# Material provided start

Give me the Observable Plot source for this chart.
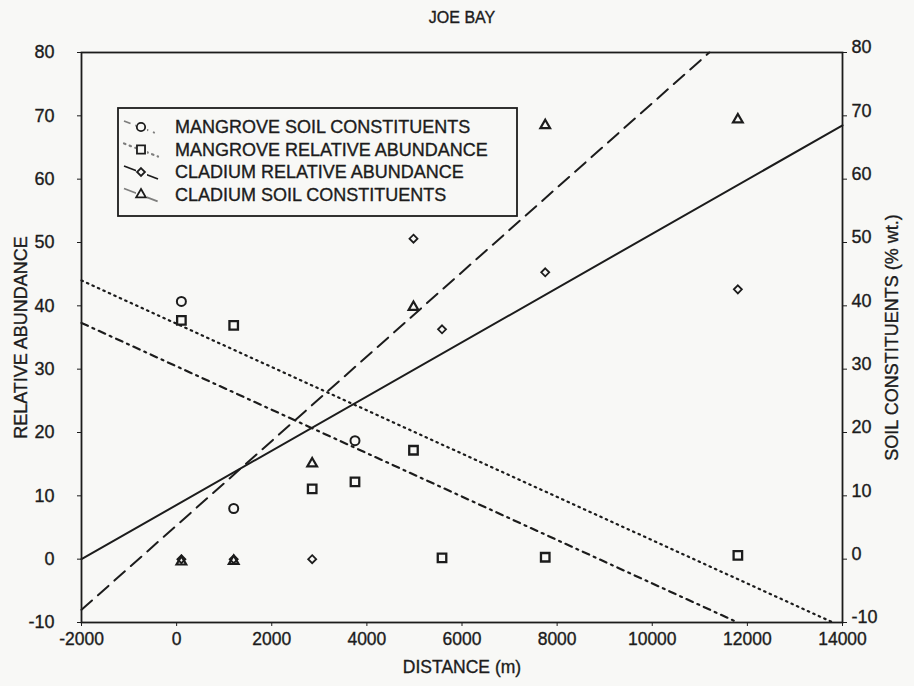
<!DOCTYPE html>
<html>
<head>
<meta charset="utf-8">
<script src="https://cdn.jsdelivr.net/npm/d3@7"></script>
<script src="https://cdn.jsdelivr.net/npm/@observablehq/plot@0.6"></script>
<style>
  html, body { margin: 0; padding: 0; background: #f8f8f6; }
  #wrap { position: relative; width: 914px; height: 686px; overflow: hidden; }
  #legend { position: absolute; left: 0; top: 0; }
  #wrap svg text { stroke: #1c1c1c; stroke-width: 0.35px; }
</style>
</head>
<body>
<div id="wrap"></div>
<script>
// ---- data ----
const title = "JOE BAY";
const xTicks = [-2000, 0, 2000, 4000, 6000, 8000, 10000, 12000, 14000];
const yTicks = [-10, 0, 10, 20, 30, 40, 50, 60, 70, 80];

// Mangrove soil constituents (circles)
const msX = [100, 1200, 3750];
const msY = [40.7, 8.0, 18.7];
// Mangrove relative abundance (squares)
const mraX = [100, 1200, 2850, 3750, 4980, 5580, 7750, 11800];
const mraY = [37.7, 36.9, 11.1, 12.2, 17.2, 0.2, 0.3, 0.6];
// Cladium relative abundance (diamonds)
const craX = [100, 1200, 2850, 4980, 5580, 7750, 11800];
const craY = [0, 0, 0, 50.6, 36.3, 45.3, 42.6];
// Cladium soil constituents (triangles)
const csX = [100, 1200, 2850, 4980, 7750, 11800];
const csY = [-0.4, -0.3, 15.1, 39.8, 68.5, 69.4];

// Regression lines (end points)
const craFitX = [-2000, 14000], craFitY = [0, 68.5];      // solid
const csFitX = [-2000, 11200], csFitY = [-8, 80];         // dashed
const msFitX = [-2000, 11800], msFitY = [37.3, -10];      // dash-dot
const mraFitX = [-2000, 13800], mraFitY = [44, -10];      // dotted

const legendLabels = [
  "MANGROVE SOIL CONSTITUENTS",
  "MANGROVE RELATIVE ABUNDANCE",
  "CLADIUM RELATIVE ABUNDANCE",
  "CLADIUM SOIL CONSTITUENTS"
];

// ---- build tables ----
const pts = (xs, ys) => xs.map((x, i) => ({x, y: ys[i]}));
const ink = "#1c1c1c";
const bg = "#f8f8f6";
const styles = {
  dashed: "14,8",
  dashdot: "7,5,2,5",
  dotted: "1.5,4.5"
};

const chart = Plot.plot({
  width: 914,
  height: 686,
  marginLeft: 81,
  marginRight: 72,
  marginTop: 52,
  marginBottom: 64,
  x: {domain: [-2000, 14000]},
  y: {domain: [-10, 80]},
  style: {
    fontFamily: "'Liberation Sans', Arial, sans-serif",
    fontSize: "18px",
    color: ink,
    background: bg
  },
  marks: [
    Plot.text([title], {frameAnchor: "top", dy: -41, fontSize: 16, fill: ink}),
    Plot.axisX({ticks: xTicks, tickSize: 4, tickPadding: 6, tickFormat: d => String(d),
      label: "DISTANCE (m)", labelAnchor: "center", labelArrow: "none", labelOffset: 50, fontSize: 17.5}),
    Plot.axisY({anchor: "left", ticks: yTicks, tickSize: 4, tickPadding: 23, tickFormat: d => String(d),
      label: "RELATIVE ABUNDANCE", labelAnchor: "center", labelArrow: "none", labelOffset: 67, fontSize: 18}),
    Plot.axisY({anchor: "right", ticks: yTicks, tickSize: 4, tickFormat: () => "", label: null}),
    Plot.axisY({anchor: "right", ticks: yTicks, tickSize: 0, tickPadding: 9, tickFormat: d => String(d),
      dy: -5, label: null, fontSize: 18}),
    Plot.axisY({anchor: "right", ticks: [], label: "SOIL CONSTITUENTS (% wt.)", labelAnchor: "center",
      labelArrow: "none", labelOffset: 55, fontSize: 18}),
    Plot.line(pts(mraFitX, mraFitY), {x: "x", y: "y", stroke: ink, strokeWidth: 2.2, strokeDasharray: styles.dotted, strokeLinecap: "round"}),
    Plot.line(pts(msFitX, msFitY), {x: "x", y: "y", stroke: ink, strokeWidth: 2.2, strokeDasharray: styles.dashdot}),
    Plot.line(pts(csFitX, csFitY), {x: "x", y: "y", stroke: ink, strokeWidth: 2, strokeDasharray: styles.dashed}),
    Plot.line(pts(craFitX, craFitY), {x: "x", y: "y", stroke: ink, strokeWidth: 2}),
    Plot.dot(pts(msX, msY), {x: "x", y: "y", symbol: "circle", r: 4.5, stroke: ink, strokeWidth: 2, fill: "none"}),
    Plot.dot(pts(mraX, mraY), {x: "x", y: "y", symbol: "square", r: 4.8, stroke: ink, strokeWidth: 2.3, fill: "none"}),
    Plot.dot(pts(craX, craY), {x: "x", y: "y", symbol: "diamond2", r: 3.6, stroke: ink, strokeWidth: 1.8, fill: "none"}),
    Plot.dot(pts(csX, csY), {x: "x", y: "y", symbol: "triangle", r: 3.6, stroke: ink, strokeWidth: 2.2, fill: "none"}),
    Plot.frame({stroke: ink, strokeWidth: 1.8})
  ]
});

const wrap = document.getElementById("wrap");
wrap.appendChild(chart);

// ---- legend overlay ----
const L = {left: 118, top: 108, width: 399, height: 108};
const svg = d3.select(wrap).append("svg")
  .attr("id", "legend")
  .attr("width", 914).attr("height", 686)
  .style("pointer-events", "none");
const g = svg.append("g").attr("transform", `translate(${L.left},${L.top})`);
g.append("rect").attr("width", L.width).attr("height", L.height)
  .attr("fill", bg).attr("stroke", ink).attr("stroke-width", 1.8);

const sym = d3.symbol();
const rows = [
  {dash: styles.dashdot, shape: d3.symbolCircle, size: 55},
  {dash: styles.dotted, shape: d3.symbolSquare, size: 65},
  {dash: null, shape: d3.symbolDiamond2, size: 40},
  {dash: styles.dashed, shape: d3.symbolTriangle, size: 40}
];
rows.forEach((r, i) => {
  const cy = 19 + i * 22.5;
  const row = g.append("g");
  row.append("line").attr("x1", 6).attr("y1", cy - 6).attr("x2", 40).attr("y2", cy + 7)
    .attr("stroke", ink).attr("stroke-width", r.dash === styles.dotted ? 2.2 : 1.8)
    .attr("stroke-dasharray", r.dash).attr("stroke-linecap", r.dash === styles.dotted ? "round" : "butt")
    .attr("opacity", r.dash ? 0.55 : 1);
  row.append("rect").attr("x", 18).attr("y", cy - 6).attr("width", 11).attr("height", 12).attr("fill", bg);
  row.append("path").attr("d", sym.type(r.shape).size(r.size)()).attr("transform", `translate(23,${cy})`)
    .attr("fill", "none").attr("stroke", ink).attr("stroke-width", 1.8);
  row.append("text").attr("x", 57).attr("y", cy).attr("dy", "0.36em")
    .attr("font-family", "'Liberation Sans', Arial, sans-serif").attr("font-size", 18)
    .attr("fill", ink).text(legendLabels[i]);
});
</script>
</body>
</html>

# Material provided end

--- Direction ---
Give again exactly the lines running from the beginning of the material above through the line that contains "60, 70, 80];", and leave out every picture.

--- Problem solution ---
Give me the Observable Plot source for this chart.
<!DOCTYPE html>
<html>
<head>
<meta charset="utf-8">
<script src="https://cdn.jsdelivr.net/npm/d3@7"></script>
<script src="https://cdn.jsdelivr.net/npm/@observablehq/plot@0.6"></script>
<style>
  html, body { margin: 0; padding: 0; background: #f8f8f6; }
  #wrap { position: relative; width: 914px; height: 686px; overflow: hidden; }
  #legend { position: absolute; left: 0; top: 0; }
  #wrap svg text { stroke: #1c1c1c; stroke-width: 0.35px; }
</style>
</head>
<body>
<div id="wrap"></div>
<script>
// ---- data ----
const title = "JOE BAY";
const xTicks = [-2000, 0, 2000, 4000, 6000, 8000, 10000, 12000, 14000];
const yTicks = [-10, 0, 10, 20, 30, 40, 50, 60, 70, 80];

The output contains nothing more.